- WHAT IS ASKED
Return every line below as is, leaving out the pictures.

- COLLECTED DATA
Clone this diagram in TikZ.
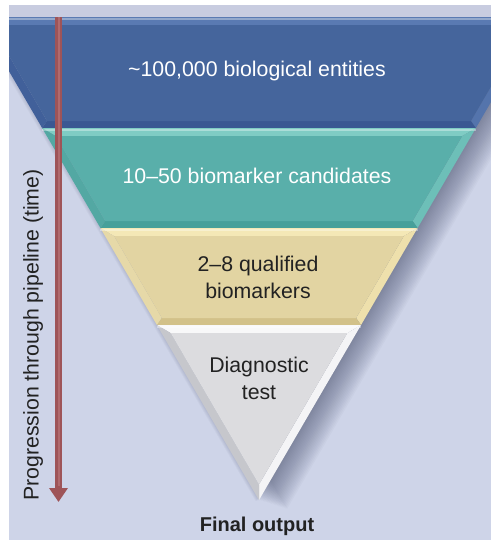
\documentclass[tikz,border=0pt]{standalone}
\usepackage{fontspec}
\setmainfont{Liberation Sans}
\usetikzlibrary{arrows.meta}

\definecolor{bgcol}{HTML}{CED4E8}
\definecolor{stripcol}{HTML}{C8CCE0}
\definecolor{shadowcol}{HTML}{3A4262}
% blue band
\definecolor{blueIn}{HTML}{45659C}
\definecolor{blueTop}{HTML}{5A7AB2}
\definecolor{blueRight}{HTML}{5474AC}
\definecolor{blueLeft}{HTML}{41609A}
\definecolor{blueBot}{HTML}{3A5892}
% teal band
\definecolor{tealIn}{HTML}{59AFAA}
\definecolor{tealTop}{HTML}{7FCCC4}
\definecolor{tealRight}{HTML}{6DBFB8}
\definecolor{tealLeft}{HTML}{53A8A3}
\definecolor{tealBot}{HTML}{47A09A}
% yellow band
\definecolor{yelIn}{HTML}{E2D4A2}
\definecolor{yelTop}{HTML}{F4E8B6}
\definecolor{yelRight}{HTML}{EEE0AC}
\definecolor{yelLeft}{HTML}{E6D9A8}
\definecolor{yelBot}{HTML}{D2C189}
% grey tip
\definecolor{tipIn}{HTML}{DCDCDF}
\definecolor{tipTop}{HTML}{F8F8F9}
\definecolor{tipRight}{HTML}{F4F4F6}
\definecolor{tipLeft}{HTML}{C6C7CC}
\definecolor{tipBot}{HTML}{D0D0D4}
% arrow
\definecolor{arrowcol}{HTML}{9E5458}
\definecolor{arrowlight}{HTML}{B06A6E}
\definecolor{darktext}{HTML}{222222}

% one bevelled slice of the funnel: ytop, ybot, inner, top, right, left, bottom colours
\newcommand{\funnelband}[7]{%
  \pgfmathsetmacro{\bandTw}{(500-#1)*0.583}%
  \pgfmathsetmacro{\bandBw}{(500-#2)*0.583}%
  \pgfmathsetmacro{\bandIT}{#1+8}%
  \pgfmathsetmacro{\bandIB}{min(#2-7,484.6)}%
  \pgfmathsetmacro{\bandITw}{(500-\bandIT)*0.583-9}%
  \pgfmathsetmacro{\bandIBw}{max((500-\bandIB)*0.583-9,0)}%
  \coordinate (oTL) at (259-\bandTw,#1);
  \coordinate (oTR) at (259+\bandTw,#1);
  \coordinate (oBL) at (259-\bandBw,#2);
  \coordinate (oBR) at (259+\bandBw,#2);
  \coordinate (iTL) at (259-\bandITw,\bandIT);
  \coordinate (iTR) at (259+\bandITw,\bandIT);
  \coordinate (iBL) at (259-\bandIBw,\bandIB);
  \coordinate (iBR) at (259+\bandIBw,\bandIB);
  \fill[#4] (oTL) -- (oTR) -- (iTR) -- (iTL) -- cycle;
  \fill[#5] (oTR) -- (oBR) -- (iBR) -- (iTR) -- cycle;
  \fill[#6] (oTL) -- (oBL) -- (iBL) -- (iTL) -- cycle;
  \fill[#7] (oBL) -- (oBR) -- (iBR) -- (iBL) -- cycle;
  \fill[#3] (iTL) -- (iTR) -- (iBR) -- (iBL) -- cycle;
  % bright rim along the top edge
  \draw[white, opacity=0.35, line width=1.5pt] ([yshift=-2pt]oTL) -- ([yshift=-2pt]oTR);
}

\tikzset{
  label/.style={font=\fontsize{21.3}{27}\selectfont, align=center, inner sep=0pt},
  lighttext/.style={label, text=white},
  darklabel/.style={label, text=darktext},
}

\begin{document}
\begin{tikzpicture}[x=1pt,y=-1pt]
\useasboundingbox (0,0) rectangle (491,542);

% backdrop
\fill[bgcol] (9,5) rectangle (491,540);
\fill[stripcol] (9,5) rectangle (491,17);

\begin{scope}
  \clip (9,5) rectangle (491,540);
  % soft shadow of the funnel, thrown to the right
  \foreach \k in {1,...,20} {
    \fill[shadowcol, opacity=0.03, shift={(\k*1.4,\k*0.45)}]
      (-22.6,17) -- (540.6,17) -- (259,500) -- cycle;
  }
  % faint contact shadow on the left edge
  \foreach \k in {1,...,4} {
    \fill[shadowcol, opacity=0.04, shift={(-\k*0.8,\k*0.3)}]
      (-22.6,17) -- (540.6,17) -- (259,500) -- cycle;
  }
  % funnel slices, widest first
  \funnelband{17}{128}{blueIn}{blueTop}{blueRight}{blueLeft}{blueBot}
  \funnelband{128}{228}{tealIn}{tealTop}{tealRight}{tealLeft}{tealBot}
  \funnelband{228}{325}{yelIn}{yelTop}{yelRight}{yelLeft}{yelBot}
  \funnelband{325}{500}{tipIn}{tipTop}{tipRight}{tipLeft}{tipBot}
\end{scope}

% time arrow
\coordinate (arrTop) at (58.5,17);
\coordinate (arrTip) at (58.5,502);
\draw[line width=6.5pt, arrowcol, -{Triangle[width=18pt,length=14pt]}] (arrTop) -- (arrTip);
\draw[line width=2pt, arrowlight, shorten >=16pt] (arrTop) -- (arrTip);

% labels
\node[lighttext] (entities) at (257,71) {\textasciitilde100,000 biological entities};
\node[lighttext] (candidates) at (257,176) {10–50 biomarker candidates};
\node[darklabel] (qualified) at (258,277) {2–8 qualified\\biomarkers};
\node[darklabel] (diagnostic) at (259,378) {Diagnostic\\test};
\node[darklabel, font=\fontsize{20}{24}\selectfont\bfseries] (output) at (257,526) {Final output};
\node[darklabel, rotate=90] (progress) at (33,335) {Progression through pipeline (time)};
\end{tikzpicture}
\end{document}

- WRITTEN ANSWER
Clone this diagram in TikZ.
\documentclass[tikz,border=0pt]{standalone}
\usepackage{fontspec}
\setmainfont{Liberation Sans}
\usetikzlibrary{arrows.meta}

\definecolor{bgcol}{HTML}{CED4E8}
\definecolor{stripcol}{HTML}{C8CCE0}
\definecolor{shadowcol}{HTML}{3A4262}
% blue band
\definecolor{blueIn}{HTML}{45659C}
\definecolor{blueTop}{HTML}{5A7AB2}
\definecolor{blueRight}{HTML}{5474AC}
\definecolor{blueLeft}{HTML}{41609A}
\definecolor{blueBot}{HTML}{3A5892}
% teal band
\definecolor{tealIn}{HTML}{59AFAA}
\definecolor{tealTop}{HTML}{7FCCC4}
\definecolor{tealRight}{HTML}{6DBFB8}
\definecolor{tealLeft}{HTML}{53A8A3}
\definecolor{tealBot}{HTML}{47A09A}
% yellow band
\definecolor{yelIn}{HTML}{E2D4A2}
\definecolor{yelTop}{HTML}{F4E8B6}
\definecolor{yelRight}{HTML}{EEE0AC}
\definecolor{yelLeft}{HTML}{E6D9A8}
\definecolor{yelBot}{HTML}{D2C189}
% grey tip
\definecolor{tipIn}{HTML}{DCDCDF}
\definecolor{tipTop}{HTML}{F8F8F9}
\definecolor{tipRight}{HTML}{F4F4F6}
\definecolor{tipLeft}{HTML}{C6C7CC}
\definecolor{tipBot}{HTML}{D0D0D4}
% arrow
\definecolor{arrowcol}{HTML}{9E5458}
\definecolor{arrowlight}{HTML}{B06A6E}
\definecolor{darktext}{HTML}{222222}

% one bevelled slice of the funnel: ytop, ybot, inner, top, right, left, bottom colours
\newcommand{\funnelband}[7]{%
  \pgfmathsetmacro{\bandTw}{(500-#1)*0.583}%
  \pgfmathsetmacro{\bandBw}{(500-#2)*0.583}%
  \pgfmathsetmacro{\bandIT}{#1+8}%
  \pgfmathsetmacro{\bandIB}{min(#2-7,484.6)}%
  \pgfmathsetmacro{\bandITw}{(500-\bandIT)*0.583-9}%
  \pgfmathsetmacro{\bandIBw}{max((500-\bandIB)*0.583-9,0)}%
  \coordinate (oTL) at (259-\bandTw,#1);
  \coordinate (oTR) at (259+\bandTw,#1);
  \coordinate (oBL) at (259-\bandBw,#2);
  \coordinate (oBR) at (259+\bandBw,#2);
  \coordinate (iTL) at (259-\bandITw,\bandIT);
  \coordinate (iTR) at (259+\bandITw,\bandIT);
  \coordinate (iBL) at (259-\bandIBw,\bandIB);
  \coordinate (iBR) at (259+\bandIBw,\bandIB);
  \fill[#4] (oTL) -- (oTR) -- (iTR) -- (iTL) -- cycle;
  \fill[#5] (oTR) -- (oBR) -- (iBR) -- (iTR) -- cycle;
  \fill[#6] (oTL) -- (oBL) -- (iBL) -- (iTL) -- cycle;
  \fill[#7] (oBL) -- (oBR) -- (iBR) -- (iBL) -- cycle;
  \fill[#3] (iTL) -- (iTR) -- (iBR) -- (iBL) -- cycle;
  % bright rim along the top edge
  \draw[white, opacity=0.35, line width=1.5pt] ([yshift=-2pt]oTL) -- ([yshift=-2pt]oTR);
}

\tikzset{
  label/.style={font=\fontsize{21.3}{27}\selectfont, align=center, inner sep=0pt},
  lighttext/.style={label, text=white},
  darklabel/.style={label, text=darktext},
}

\begin{document}
\begin{tikzpicture}[x=1pt,y=-1pt]
\useasboundingbox (0,0) rectangle (491,542);

% backdrop
\fill[bgcol] (9,5) rectangle (491,540);
\fill[stripcol] (9,5) rectangle (491,17);

\begin{scope}
  \clip (9,5) rectangle (491,540);
  % soft shadow of the funnel, thrown to the right
  \foreach \k in {1,...,20} {
    \fill[shadowcol, opacity=0.03, shift={(\k*1.4,\k*0.45)}]
      (-22.6,17) -- (540.6,17) -- (259,500) -- cycle;
  }
  % faint contact shadow on the left edge
  \foreach \k in {1,...,4} {
    \fill[shadowcol, opacity=0.04, shift={(-\k*0.8,\k*0.3)}]
      (-22.6,17) -- (540.6,17) -- (259,500) -- cycle;
  }
  % funnel slices, widest first
  \funnelband{17}{128}{blueIn}{blueTop}{blueRight}{blueLeft}{blueBot}
  \funnelband{128}{228}{tealIn}{tealTop}{tealRight}{tealLeft}{tealBot}
  \funnelband{228}{325}{yelIn}{yelTop}{yelRight}{yelLeft}{yelBot}
  \funnelband{325}{500}{tipIn}{tipTop}{tipRight}{tipLeft}{tipBot}
\end{scope}

% time arrow
\coordinate (arrTop) at (58.5,17);
\coordinate (arrTip) at (58.5,502);
\draw[line width=6.5pt, arrowcol, -{Triangle[width=18pt,length=14pt]}] (arrTop) -- (arrTip);
\draw[line width=2pt, arrowlight, shorten >=16pt] (arrTop) -- (arrTip);

% labels
\node[lighttext] (entities) at (257,71) {\textasciitilde100,000 biological entities};
\node[lighttext] (candidates) at (257,176) {10–50 biomarker candidates};
\node[darklabel] (qualified) at (258,277) {2–8 qualified\\biomarkers};
\node[darklabel] (diagnostic) at (259,378) {Diagnostic\\test};
\node[darklabel, font=\fontsize{20}{24}\selectfont\bfseries] (output) at (257,526) {Final output};
\node[darklabel, rotate=90] (progress) at (33,335) {Progression through pipeline (time)};
\end{tikzpicture}
\end{document}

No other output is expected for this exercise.